Instead of making scientists compete for grants based on project proposals, research funding could simply be divided equally among all ‘qualified’ researchers, according to a new paper.
Authors Krist Vaesen and Joel Katzav argue that such an ‘egalitarian’ distribution of funds would still leave each grant holder with enough money to support their work and pay for students and junior researchers. But I’m not sure I agree with their logic.
Vaesen and Katzav start by outlining the problems with the current system of competitive grant peer review:
[There is a] common complaint that grant peer review bears excessive costs [1–2], appears to be unreliable [1,3] and is subject to all sorts of biases, including, among others, biases relating to gender, affiliation, age and ethnicity [1,4–6].
These complaints have led some to suggest abolishing grant proposals and giving money to researchers for them to spend as they wish, but Vaesen and Katzav say that a common criticism of this proposal is that it would lead to the dilution of resources, such that no researcher would have enough money.
This ‘dilution’ fear is misplaced, according to the authors, who calculated the amount that would be available per researcher, assuming that the current total funding was divided among the curret numbers of academic scientists, for the Netherlands, USA and UK:
According to our results, researchers could, on average, maintain current PhD student and Postdoc employment levels, and still have at their disposal a moderate (the U.K.) to considerable (the Netherlands, U.S.) budget for travel and equipment. This suggests that the worry that egalitarian sharing leads to unacceptable dilution of resources is unjustified.
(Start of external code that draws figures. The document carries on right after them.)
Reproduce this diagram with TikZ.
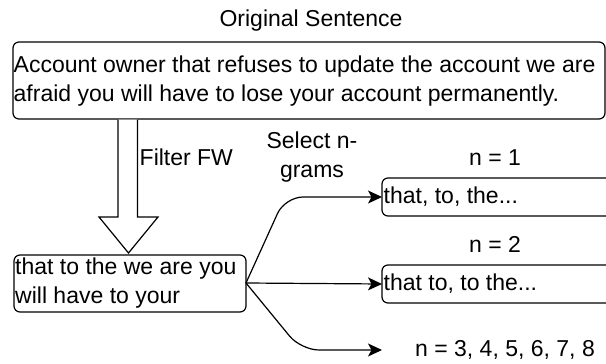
\documentclass[tikz,border=0pt]{standalone}
\usepackage{fontspec}
\setmainfont{Liberation Sans}
\usetikzlibrary{arrows.meta}
\begin{document}
\begin{tikzpicture}[x=1pt,y=-1pt,
  box/.style={draw,line width=1.2pt,rounded corners=6pt},
  txt/.style={inner sep=0pt,font=\fontsize{23}{29}\selectfont,align=left},
  conn/.style={line width=1.2pt,rounded corners=18pt,-{Stealth[length=14pt,width=13pt,inset=3.5pt]}}]
\clip (0,0) rectangle (606,364);
\useasboundingbox (0,0) rectangle (606,364);
% title
\node[txt,anchor=center] (title) at (311,21) {Original Sentence};
% top box
\draw[box] (13,42) rectangle (605,119);
\node[txt,anchor=west] (orig) at (13.5,81) {Account owner that refuses to update the account we are\\afraid you will have to lose your account permanently.};
% block arrow
\draw[line width=1.2pt,fill=white] (118,119.6) -- (118,217) -- (99,217) -- (128.5,253) -- (158,217) -- (137.5,217) -- (137.5,119.6);
\node[txt,anchor=west] (filter) at (139.5,157) {Filter FW};
% bottom box
\draw[box] (14,255) rectangle (246,312);
\node[txt,anchor=west] (filt) at (15,283) {that to the we are you\\will have to your};
\coordinate (src) at (246,283);
% label
\node[txt,align=center] (sel) at (312,157) {Select n-\\grams};
% n=1
\node[txt] (n1) at (495,158) {n = 1};
\draw[box] (382,178) rectangle (620,216);
\node[txt,anchor=west] (t1) at (383.5,197) {that, to, the...};
\coordinate (a1) at (382,197);
% n=2
\node[txt] (n2) at (495,244) {n = 2};
\draw[box] (382,265) rectangle (620,303);
\node[txt,anchor=west] (t2) at (383.5,284) {that to, to the...};
\coordinate (a2) at (382,284);
% n=3..8
\node[txt] (n3) at (505,350) {n = 3, 4, 5, 6, 7, 8};
\coordinate (a3) at (382,350);
% connectors
\draw[conn] (src) -- (285,197) -- (a1);
\draw[conn] (src) -- (a2);
\draw[conn] (src) -- (301,350) -- (a3);
\end{tikzpicture}
\end{document}
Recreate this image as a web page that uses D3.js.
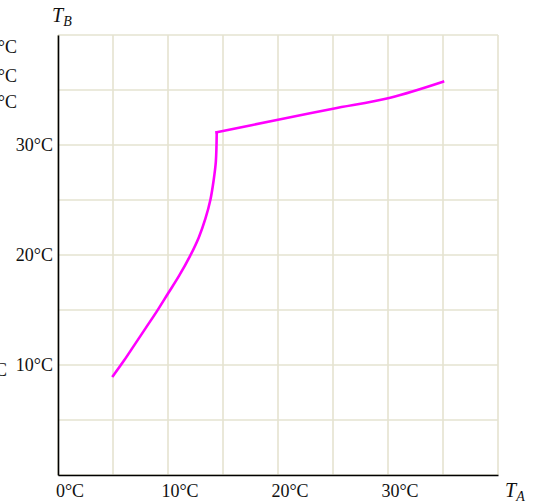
<!DOCTYPE html>
<html>
<head>
<meta charset="utf-8">
<script src="https://cdn.jsdelivr.net/npm/d3@7"></script>
<style>
  html, body { margin: 0; padding: 0; background: #fff; }
  svg { display: block; }
  text { font-family: "Liberation Serif", "DejaVu Serif", serif; fill: #111; }
</style>
</head>
<body>
<svg id="chart" width="535" height="504"></svg>
<script>
// Temperature path, T_B against T_A: rising branch, then the flatter branch
const riseTA = [5.0, 6.0, 7.0, 8.0, 9.0, 10.0, 11.0, 12.0, 12.8, 13.4, 13.85, 14.15, 14.35, 14.43];
const riseTB = [9.0, 10.4, 11.9, 13.4, 14.9, 16.5, 18.1, 19.9, 21.6, 23.3, 25.0, 26.8, 28.5, 31.15];
const flatTA = [14.43, 20.0, 25.0, 30.2, 35.0];
const flatTB = [31.15, 32.3, 33.3, 34.3, 35.75];

// Tick labels
const xTickValues = [0, 10, 20, 30];
const xTickLabels = ["0°C", "10°C", "20°C", "30°C"];
const yTickValues = [10, 20, 30];
const yTickLabels = ["10°C", "20°C", "30°C"];
// Side labels that run past the left edge
const sideValues = [38.9, 36.2, 33.9, 9.5];
const sideLabels = ["39°C", "36°C", "34°C", "10°C"];
const sideRight = [17, 17, 17, 7];

const gridStep = 5;
const domainMax = 40;

const svg = d3.select("#chart");
const plot = { left: 58, right: 498, top: 35, bottom: 475 };

const x = d3.scaleLinear().domain([0, domainMax]).range([plot.left, plot.right]);
const y = d3.scaleLinear().domain([0, domainMax]).range([plot.bottom, plot.top]);

const gridVals = d3.range(0, domainMax + 0.001, gridStep);

// Grid
const grid = svg.append("g").attr("stroke", "#e5e3d0").attr("stroke-width", 1.6);
grid.selectAll("line.v").data(gridVals).join("line").attr("class", "v")
  .attr("x1", d => x(d)).attr("x2", d => x(d))
  .attr("y1", y(0)).attr("y2", y(domainMax));
grid.selectAll("line.h").data(gridVals).join("line").attr("class", "h")
  .attr("x1", x(0)).attr("x2", x(domainMax))
  .attr("y1", d => y(d)).attr("y2", d => y(d));

// Axes lines
const xAxis = d3.axisBottom(x).tickValues([]).tickSize(0).tickSizeOuter(0);
const yAxis = d3.axisLeft(y).tickValues([]).tickSize(0).tickSizeOuter(0);
svg.append("g").attr("transform", `translate(0,${y(0)})`).call(xAxis)
  .call(g => g.select(".domain").attr("stroke", "#000").attr("stroke-width", 1.6));
svg.append("g").attr("transform", `translate(${x(0)},0)`).call(yAxis)
  .call(g => g.select(".domain").attr("stroke", "#000").attr("stroke-width", 1.6));

// Tick labels
const fs = 18;
svg.append("g").selectAll("text").data(xTickValues).join("text")
  .attr("x", d => x(d) + 12).attr("y", 497)
  .attr("text-anchor", "middle").attr("font-size", fs)
  .text((d, i) => xTickLabels[i]);
svg.append("g").selectAll("text").data(yTickValues).join("text")
  .attr("x", 53).attr("y", d => y(d) + 5.5)
  .attr("text-anchor", "end").attr("font-size", fs)
  .text((d, i) => yTickLabels[i]);
svg.append("g").selectAll("text").data(sideValues).join("text")
  .attr("x", (d, i) => sideRight[i]).attr("y", d => y(d) + 5.5)
  .attr("text-anchor", "end").attr("font-size", fs)
  .text((d, i) => sideLabels[i]);

// Axis titles
const tB = svg.append("text").attr("x", 52).attr("y", 22).attr("font-size", 20).attr("font-style", "italic");
tB.append("tspan").text("T");
tB.append("tspan").attr("font-size", 14).attr("dy", 4).text("B");
const tA = svg.append("text").attr("x", 505).attr("y", 497).attr("font-size", 20).attr("font-style", "italic");
tA.append("tspan").text("T");
tA.append("tspan").attr("font-size", 14).attr("dy", 4).text("A");

// Curve, drawn as two smooth branches meeting at a corner
const line = d3.line().x(d => x(d[0])).y(d => y(d[1])).curve(d3.curveCatmullRom.alpha(0.5));
const branches = [
  riseTA.map((t, i) => [t, riseTB[i]]),
  flatTA.map((t, i) => [t, flatTB[i]])
];
svg.append("g").selectAll("path").data(branches).join("path")
  .attr("d", line)
  .attr("fill", "none")
  .attr("stroke", "#ff00ff")
  .attr("stroke-width", 2.6)
  .attr("stroke-linecap", "square");
</script>
</body>
</html>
Indeed, our results strongly suggest that there is room for far more egalitarian distribution of funds than happens in the highly competitive funding schemes so prevalent today.
Good news? Maybe, but I can see some issues here.
First off, Vaesen and Katzav’s argument seems a little circular. It seems obvious that if we assume that the amount of funding and the number of recipients both remain the same, the mean amount of funding per person won’t change. So if funded scientists currently have enough money, they’d continue to have enough money if we redistributed the money between them. Indeed, the median funding would inevitably increase.
A deeper problem is this: an egalitarian distribution wouldn’t eliminate competition. Currently, the number of research-active scientists is limited by the competitive grant process. Under the egalitarian proposal, the number of scientists would still be limited by the competitive process of getting a ‘personal fund’. This process would itself be a “highly competitive funding scheme.”
If anything, an egalitarian system might be even more cut-throat-competitive than the current regime, because it would be all-or-nothing: everyone would be competing for the same prize, and there would be no consolation prizes (small grants). You’d either win the right to be a scientist, or you’d be out of science (or at best, a subordinate.)
Vaesen and Katzav suggest that personal funds could be allocated in an automatic way, based on ‘track record’, without the need for peer review:
[Funding] could be based not on evaluations of proposals, but on (largely automated) evaluations of an applicant’s research track record (as suggested by [11–12]). Although past achievement is not known to be a reliable proxy of future success, assessing scientists on what they do anyway looks like the solution that would cause the least damage.
This might indeed be cheaper, and it would be fairer in the sense that it would eliminate peer reviewers’ subjective judgments, but it would also create a strong risk that whatever metrics were used to assess a track record (citation counts, say) would be ‘gamed.’ Then again, these metrics are already gamed, and grant proposals are often little more than nice-sounding works of fiction, so perhaps the situation wouldn’t be any worse than the current one.
Overall, I do think that ‘funding people, not projects‘ would in many ways be a good idea, but not because it would eliminate competition or increase fairness. I think it would be good because it would democratize research, making each (funded) researcher master of their own destiny and free to innovate, and favoring grass-roots collaborations over top-down “mega-grants.”